Le sabotage du Rainbow Warrior n’est plus seulement une bavure des services secrets : il se transforme en crise d’État, révélatrice des zones d’ombre du pouvoir français et de ses choix nucléaires.

Jugements et suites de l’affaire

En Nouvelle-Zélande, Dominique Prieur et Alain Mafart sont inculpés d’homicide involontaire et de destruction criminelle. Leur procès attire une attention mondiale. En novembre 1985, ils sont condamnés à dix ans de prison chacun. Pour Wellington, c’est une manière de rappeler que la justice d’un petit État peut tenir tête à une grande puissance.

Mais rapidement, la diplomatie reprend le dessus. Sous pression de la France, un accord est conclu avec la Nouvelle-Zélande en 1986. Les deux agents sont transférés sur l’atoll de Hao, en Polynésie française, pour purger leur peine. En pratique, leur détention est de courte durée : Mafart est rapatrié en France dès 1987 pour raisons médicales, et Prieur est libérée en 1988 après la naissance de son enfant.

Cette issue provoque l’indignation. Aux yeux des Néo-Zélandais, la France n’a pas respecté ses engagements. L’affaire ternit durablement l’image de Paris dans la région et alimente la méfiance vis-à-vis de sa politique nucléaire.

En France, la crise laisse aussi des traces profondes. L’amiral Pierre Lacoste, chef de la DGSE, est contraint de démissionner. Charles Hernu, ministre de la Défense, doit quitter le gouvernement. Quant à François Mitterrand, il reste silencieux, mais son rôle dans la validation de l’opération est désormais un secret de polichinelle.

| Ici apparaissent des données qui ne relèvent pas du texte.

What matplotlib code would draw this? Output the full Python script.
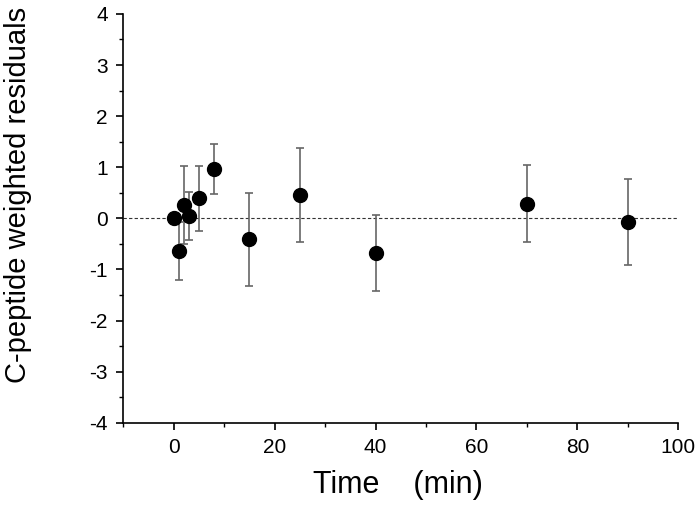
import numpy as np
import matplotlib
matplotlib.use("Agg")
import matplotlib.pyplot as plt
from matplotlib.ticker import MultipleLocator

plt.rcParams['font.family'] = ['Liberation Sans', 'DejaVu Sans']
plt.rcParams['axes.unicode_minus'] = False

time = [0, 1, 2, 3, 5, 8, 15, 25, 40, 70, 90]
resid = [0.0, -0.64, 0.26, 0.05, 0.39, 0.97, -0.41, 0.45, -0.68, 0.29, -0.07]
err = [0.0, 0.57, 0.76, 0.47, 0.64, 0.49, 0.91, 0.92, 0.74, 0.76, 0.84]

fig = plt.figure(figsize=(7, 5.15), dpi=100)
ax = fig.add_axes([0.176, 0.179, 0.793, 0.794])

ax.axhline(0, color='#333333', linestyle=(0, (3, 2)), linewidth=0.8, zorder=1)
ax.errorbar(time, resid, yerr=err, fmt='none', ecolor='#666666', elinewidth=1.2,
            capsize=3, capthick=1.2, zorder=2)
ax.plot(time, resid, 'o', color='black', markersize=10, zorder=3)

ax.set_xlim(-10, 100)
ax.set_ylim(-4, 4)
ax.xaxis.set_major_locator(MultipleLocator(20))
ax.xaxis.set_minor_locator(MultipleLocator(10))
ax.yaxis.set_major_locator(MultipleLocator(1))
ax.yaxis.set_minor_locator(MultipleLocator(0.5))
ax.spines['top'].set_visible(False)
ax.spines['right'].set_visible(False)
for s in ['left', 'bottom']:
    ax.spines[s].set_linewidth(1.2)
ax.tick_params(which='major', direction='out', length=5, width=1.2, labelsize=15, pad=6)
ax.tick_params(which='minor', direction='out', length=3, width=1.0)

ax.set_xlabel('Time    (min)', fontsize=22)
ax.set_ylabel('C-peptide weighted residuals', fontsize=21)
ax.xaxis.set_label_coords(0.495, -0.115)
ax.yaxis.set_label_coords(-0.165, 0.557)

fig.savefig('out.png', dpi=100)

Le Rainbow Warrior devient ainsi le symbole d’une opération clandestine ratée, aux conséquences diplomatiques et politiques bien plus lourdes que ce que ses commanditaires avaient anticipé.

Héritage et mémoire du Rainbow Warrior

Le sabotage du Rainbow Warrior a profondément marqué l’histoire contemporaine. Pour Greenpeace, loin de constituer un frein, la tragédie devient un symbole. L’organisation gagne en notoriété internationale et incarne plus que jamais la lutte contre le nucléaire et pour la protection de l’environnement. Le sacrifice de Fernando Pereira est présenté comme celui d’un martyr de la cause écologique.

Sur le plan diplomatique, l’image de la France est durablement écornée. L’opération clandestine, perçue comme une agression contre un petit État pacifique, révèle un visage brutal d’un pays se voulant pourtant défenseur des droits de l’homme. Dans le Pacifique, cette affaire renforce les mouvements d’indépendance et de contestation des essais nucléaires français.

Au sein même de l’appareil d’État, le scandale laisse des cicatrices. La DGSE est contrainte de se réorganiser, ses méthodes sont critiquées et la chaîne de commandement mise en cause. La confiance entre le pouvoir politique et les services secrets est durablement fragilisée.

Trente ans plus tard, le Rainbow Warrior reste dans les mémoires comme l’un des scandales d’État les plus retentissants de la Ve République. Il continue d’alimenter débats, enquêtes et documentaires, rappelant que la vérité finit toujours par émerger, même face au secret d’État.